Oyedele to Nigerians: Don’t withdraw your money from banks, nobody will deduct taxes from your accounts

Chairman of the Presidential Fiscal Policy and Tax Reforms, Mr Taiwo Oyedele, has assured Nigerians that nobody has a right to deduct taxes from their bank accounts, urging them to refrain from panic withdrawal from banks.

Speaking during a media workshop on the new tax law on Friday, Mr Oyedele said he was worried that social media accounts were ignorantly and deliberately misinforming Nigerians on tax deductions from their bank accounts, noting that it would never happen.

“Let me say this clearly, nobody – not FIRS, not CBN, not any government agency – has the power to debit your bank account. Whether you have N50,000 or N50 million, nobody is taking any money from your account.

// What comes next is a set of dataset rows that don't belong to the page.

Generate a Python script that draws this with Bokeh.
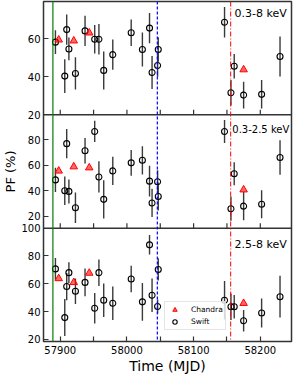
import numpy as np
from bokeh.plotting import figure
from bokeh.models import (ColumnDataSource, Span, Label, Legend, LegendItem,
                          FixedTicker, Range1d)
from bokeh.embed import file_html
from bokeh.resources import INLINE

# ---------------- data ----------------
swift_mjd = [57892.8, 57906.8, 57909.7, 57913.0, 57922.8, 57937.2, 57951.7, 57958.0,
             57965.2, 57978.8, 58006.4, 58023.2, 58033.9, 58037.7, 58046.0, 58047.0,
             58146.4, 58156.0, 58160.9, 58175.0, 58202.0, 58229.6]
# 0.3-8 keV
pf_broad = [58.3, 40.4, 64.9, 54.7, 41.8, 64.2, 59.8, 59.8, 43.4, 51.7, 63.2, 54.4,
            65.7, 42.3, 46.0, 54.4, 68.8, 31.6, 45.6, 30.4, 30.8, 50.7]
pf_broad_err = [6.3, 8.9, 8.0, 6.0, 8.5, 8.0, 7.5, 8.0, 10.0, 8.0, 7.0, 9.0,
                8.0, 8.7, 6.0, 6.5, 8.0, 6.7, 6.5, 7.0, 7.5, 10.5]
# 0.3-2.5 keV
pf_soft = [48.5, 40.0, 76.8, 39.5, 26.8, 71.3, 86.3, 50.8, 33.3, 55.5, 61.8, 63.8,
           47.5, 30.5, 47.0, 35.5, 86.3, 26.0, 53.3, 28.0, 29.5, 66.0]
pf_soft_err = [9.5, 11.2, 11.5, 9.4, 11.9, 10.0, 8.3, 12.2, 15.0, 11.0, 10.0, 11.0,
               12.0, 11.0, 9.0, 11.0, 9.0, 9.5, 9.0, 11.0, 11.0, 13.5]
# 2.5-8 keV
pf_hard = [70.7, 35.7, 58.0, 68.0, 54.6, 61.0, 42.4, 68.0, 48.2, 46.0, 63.4, 47.0,
           88.0, 51.8, 43.7, 70.3, 48.2, 43.5, 43.5, 33.4, 39.0, 50.7]
pf_hard_err = [7.8, 13.3, 9.8, 7.5, 9.2, 10.0, 11.0, 9.5, 12.0, 12.0, 9.5, 13.5,
               7.0, 12.0, 5.0, 8.0, 13.8, 9.5, 8.5, 7.7, 10.5, 15.0]

chandra_mjd = [57897.7, 57920.3, 57943.5, 58175.0]
chandra_broad = [59.5, 59.0, 63.2, 43.8]
chandra_soft = [55.5, 58.8, 58.0, 40.8]
chandra_hard = [63.8, 61.0, 67.7, 46.0]

panel_labels = ["0.3-8 keV", "0.3-2.5 keV", "2.5-8 keV"]
event_mjd = [57889.0, 58045.6, 58155.6]
x_major_ticks = [57900, 58000, 58100, 58200]
x_minor_ticks = [57950, 58050, 58150]
y_ticks = [[20, 40, 60], [20, 40, 60, 80], [20, 40, 60, 80, 100]]
y_limits = [(20, 79.7), (10.8, 99.3), (18.5, 100)]
x_limits = (57874.9, 58246.8)

# ---------------- styling ----------------
FONT = "DejaVu Sans"
FRAME = "#333333"
N = 3  # panels stacked; panel k (0 = top) occupies virtual band [N-1-k, N-k]
H = 376
BT, BB = 1, 34

p = figure(width=293, height=H, x_range=Range1d(*x_limits), y_range=Range1d(0, N),
           output_backend="svg", toolbar_location=None,
           min_border_left=30, min_border_right=2, min_border_top=BT, min_border_bottom=BB)
p.grid.visible = False
p.outline_line_color = FRAME
p.outline_line_width = 1.5

# per-panel data ranges mapped onto their band of the frame
tick_pos, tick_text = [], {}
for k, (lo, hi) in enumerate(y_limits):
    L = hi - lo
    band0 = N - 1 - k
    p.extra_y_ranges[f"p{k}"] = Range1d(lo - band0 * L, hi + k * L)
    for t in y_ticks[k]:
        v = band0 + (t - lo) / L
        tick_pos.append(v)
        tick_text[v] = str(t)

yax = p.yaxis[0]
yax.ticker = FixedTicker(ticks=tick_pos)
yax.major_label_overrides = tick_text
yax.axis_line_color = None
yax.major_tick_in = 5
yax.major_tick_out = 0
yax.minor_tick_line_color = None
yax.major_tick_line_color = FRAME
yax.major_tick_line_width = 1.2
yax.major_label_text_font = FONT
yax.major_label_text_font_size = "10px"
yax.major_label_text_color = "black"
yax.major_label_standoff = 3
yax.axis_label = "PF (%)"
yax.axis_label_text_font = FONT
yax.axis_label_text_font_size = "13px"
yax.axis_label_text_font_style = "normal"
yax.axis_label_text_color = "black"
yax.axis_label_standoff = 0

xax = p.xaxis[0]
xax.ticker = FixedTicker(ticks=x_major_ticks, minor_ticks=x_minor_ticks)
xax.axis_line_color = None
xax.major_tick_in = 5
xax.major_tick_out = 0
xax.minor_tick_in = 5
xax.minor_tick_out = 0
xax.major_tick_line_color = FRAME
xax.minor_tick_line_color = FRAME
xax.major_tick_line_width = 1.2
xax.minor_tick_line_width = 1.2
xax.major_label_text_font = FONT
xax.major_label_text_font_size = "10px"
xax.major_label_text_color = "black"
xax.major_label_standoff = 4
xax.axis_label = "Time (MJD)"
xax.axis_label_text_font = FONT
xax.axis_label_text_font_size = "14px"
xax.axis_label_text_font_style = "normal"
xax.axis_label_text_color = "black"
xax.axis_label_standoff = 1

# panel separators and their inward x ticks
band_px = (H - BT - BB) / N
tick_len = 5.0 / band_px
all_x_ticks = x_major_ticks + x_minor_ticks
for b in range(1, N):
    p.add_layout(Span(location=b, dimension="width", line_color=FRAME, line_width=1.5))
    p.segment(x0=all_x_ticks, x1=all_x_ticks, y0=[b] * len(all_x_ticks),
              y1=[b + tick_len] * len(all_x_ticks), line_color=FRAME, line_width=1.2)

# event lines
p.add_layout(Span(location=event_mjd[0], dimension="height",
                  line_color="#008000", line_width=1.2))
p.add_layout(Span(location=event_mjd[1], dimension="height",
                  line_color="#0000ff", line_width=1.2, line_dash="3 2"))
p.add_layout(Span(location=event_mjd[2], dimension="height",
                  line_color="#ff0000", line_width=1.0, line_dash="5 2 1 2"))

series = [(pf_broad, pf_broad_err, chandra_broad),
          (pf_soft, pf_soft_err, chandra_soft),
          (pf_hard, pf_hard_err, chandra_hard)]

label_x = [58161.5, 58158.0, 58161.5]
label_size = ["11px", "10px", "11px"]
label_drop_px = [12.5, 15.0, 16.5]
for k, (pf, err, cpf) in enumerate(series):
    rn = f"p{k}"
    pf_a = np.array(pf)
    err_a = np.array(err)
    src = ColumnDataSource(dict(x=swift_mjd, y=pf, lo=pf_a - err_a, hi=pf_a + err_a))
    p.segment(x0="x", y0="lo", x1="x", y1="hi", source=src, y_range_name=rn,
              line_color="#3a3a3a", line_width=1.4)
    circ = p.scatter(x="x", y="y", source=src, marker="circle", size=6, y_range_name=rn,
                     fill_color=None, line_color="black", line_width=1.1)
    csrc = ColumnDataSource(dict(x=chandra_mjd, y=cpf))
    tri = p.scatter(x="x", y="y", source=csrc, marker="triangle", size=7.5,
                    y_range_name=rn, fill_color="red", fill_alpha=0.6,
                    line_color="red", line_width=1)
    p.add_layout(Label(x=label_x[k], y=N - k - label_drop_px[k] / band_px,
                       text=panel_labels[k], text_font=FONT,
                       text_font_size=label_size[k], text_color="black",
                       text_baseline="middle", text_align="left"))
    if k == N - 1:
        legend = Legend(items=[LegendItem(label="Chandra", renderers=[tri]),
                               LegendItem(label="Swift", renderers=[circ])],
                        location=(121, 11))
        legend.label_text_font = FONT
        legend.label_text_font_size = "7.5px"
        legend.label_text_color = "black"
        legend.glyph_width = 15
        legend.glyph_height = 11
        legend.label_height = 11
        legend.label_standoff = 9
        legend.spacing = 1
        legend.padding = 2
        legend.margin = 0
        legend.border_line_color = "#cccccc"
        legend.border_line_width = 1
        legend.background_fill_alpha = 0.8
        p.add_layout(legend)

open("out.html", "w").write(file_html(p, INLINE))
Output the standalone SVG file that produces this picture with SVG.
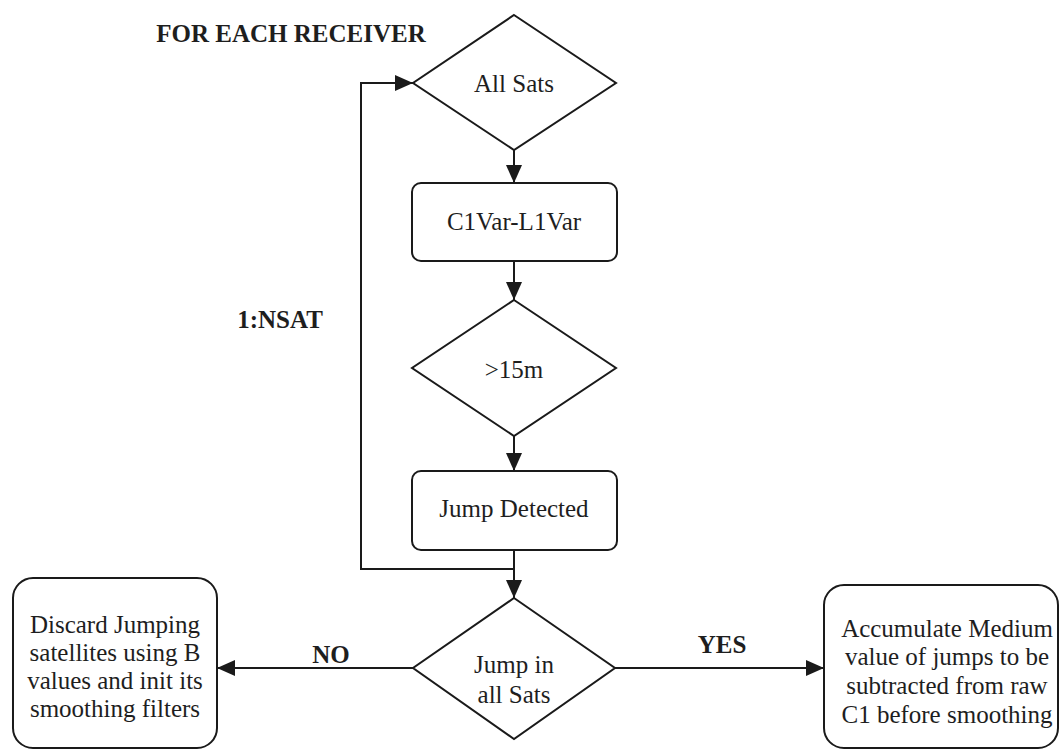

It is simply not true,” he said.

In June, President Bola Tinubu appended his signature on four tax bills: the Nigeria Tax Bill 2024, the Nigeria Tax Administration Bill 2024, the Nigeria Revenue Service (Establishment) Bill 2024, and the Joint Revenue Board of Nigeria (Establishment) Bill 2024.

READ ALSO: How new tax laws will support low-income Nigerians

Spearheaded by Mr Oyedele, a lawyer and ex-tax expert at Pricewaterhousecoopers (Pwc), the tax reforms have been misunderstoood by many who believe that their incomes or earnings will be grossly reduced from January 2026.

The tax czar explained that there was only one way in which people’s money could be removed from their accounts: court-ordered garnishee, which means allowing a third party to deduct somene else’s money to settle a debt.

“Even in extreme cases where someone owes hundreds of millions and refuses to pay, the government cannot just wake up and remove money. They must assess you, notify you, allow objections, conclude the process, go to court, and get a judge’s order. Without that, nobody can touch your account,’ Mr Oyedele noted.

He said in three decades of tax administration in Nigeria, he had never seen a single instance where money was removed from an account “without due judicial process.”

Even under former Federal Inland Revenue Service (FIRS) Chairman, Mr Babatunde Fowler, efforts to impose post-no-debit orders on accounts suspected of tax evasion failed.

“That process didn’t succeed, and it created unnecessary panic. Nobody is repeating that mistake.”

Benefits of tax laws to low-income earners

In spite of this, low-income earners are set to benefit from the new tax laws, Economy Post earlier reported.

The law, which will take effect in January 2026, will see salary earners who receive N1.3 milliion annually or below exempted from paying income tax. In other words, if you earn N108,000 or below, your income will not be taxed. This move, analysts say, can help to encourage saving and investment in Africa’s most populous nation, My Oyedele earlier disclosed.

READ ALSO: Ten things to know about Nigeria’s boldest tax reforms

Hence more than one-thirds of workers in both the private and public sectors will be exempted completely from Pay As You Earn (PAYE), which “requires employers to deduct income tax—and in some cases the employee portion of social insurance benefit taxes—from each paycheck delivered to employees as a form of advance payment on taxes due,” according to Investopedia

A large of number of Nigeria’s low-income earners are in micro, small and medium enterprises (MSMEs), which number about 39 million in the nation.

The tax reforms prescribe that if you run a small business with a N50 million turnover or your fixed assets do not exceed N250 million, you will be exempted from paying the company income tax. You will also enjoy zero withholding tax on your business revenue.

“They will not have to pay personal income tax. Small businesses, over 90 percent of small and micro, nano businesses, will no longer have to worry about paying corporate income tax or charging VAT or even deducting withholding tax or paying PAYE for their employees,” said Mr Oyedele added.